View from Pinnacle looking towards Cumberland Gap, Tennessee. (Lucas Kelley)
Brigadier General Felix Zollicoffer and his Confederate forces occupied the Cumberland Gap at the beginning of the war. The Gap saw little action until spring 1862, when Union forces, at President Lincoln’s behest, attempted to take the Gap in order to liberate the loyal citizens of East Tennessee. In March and April 1862, Union general Samuel P. Carter ordered his men unsuccessfully to take the mountain pass. After being repulsed multiple times, Carter’s forces gave up but remained in eastern Kentucky to observe Confederate defenses. While they blocked the Gap to the north, another group of Union soldiers entered Lee County, Virginia, surrounding the Confederates. Running low on supplies, Confederate troops under Brigadier General Carter Stevenson abandoned the Cumberland Gap to Union forces under the control of Brigadier General George W. Morgan on June 18. A few months later, Confederate general Edmund Kirby Smith ordered 20,000 Confederate forces to block the Gap’s north entrance in Kentucky and another force to occupy the southern entrance in Tennessee. Union soldiers held the high ground and could repulse any Confederate attack, but the siege soon took its toll. On September 17, 1862, the Cumberland Gap changed hands a second time as Morgan’s troops abandoned it, burning their remaining supplies and pushing their heavy artillery pieces down the mountain.

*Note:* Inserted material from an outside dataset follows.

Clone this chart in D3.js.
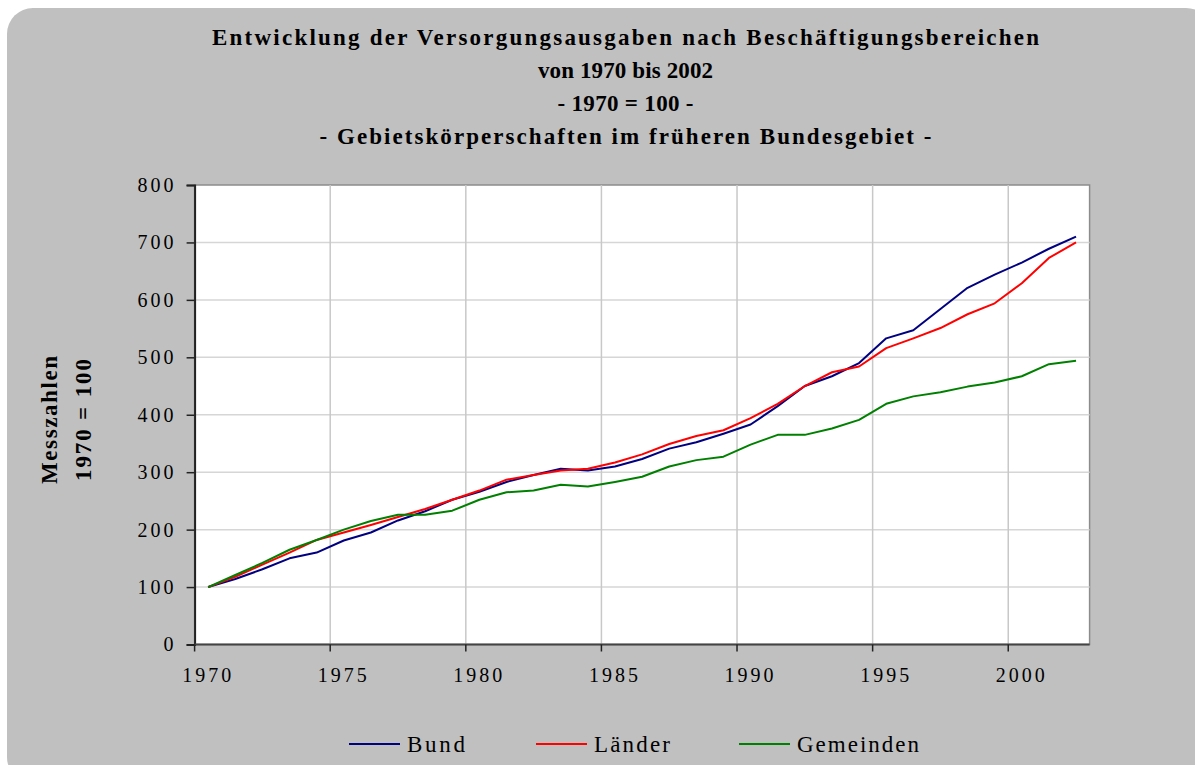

Various Union commands moved into southwestern Virginia and East Tennessee and met with a significant amount of success in the spring and summer of 1863. Confederate supply lines along the high mountaintops around the Gap grew untenable. Since Union forces controlled so much of the surrounding territory, the Gap’s strategic importance waned and on September 10, 1863, the 2,500 Confederates at the Cumberland Gap surrendered without firing a shot. It remained in Union hands for the duration of the war. With the loss of the Cumberland Gap, the Confederacy effectively lost control of East Tennessee and much of southwestern Virginia.
The Cumberland Gap National Historic Park’s visitor center provides a detailed summary of the Gap’s various military engagements. Earthworks from Fort Pitt/Nathaniel Lyon are still visible, as is an original gun that was rolled off the mountain after the Union abandoned the Gap in 1862. Fort Pitt/Lyon is probably the most western Civil War site in Virginia.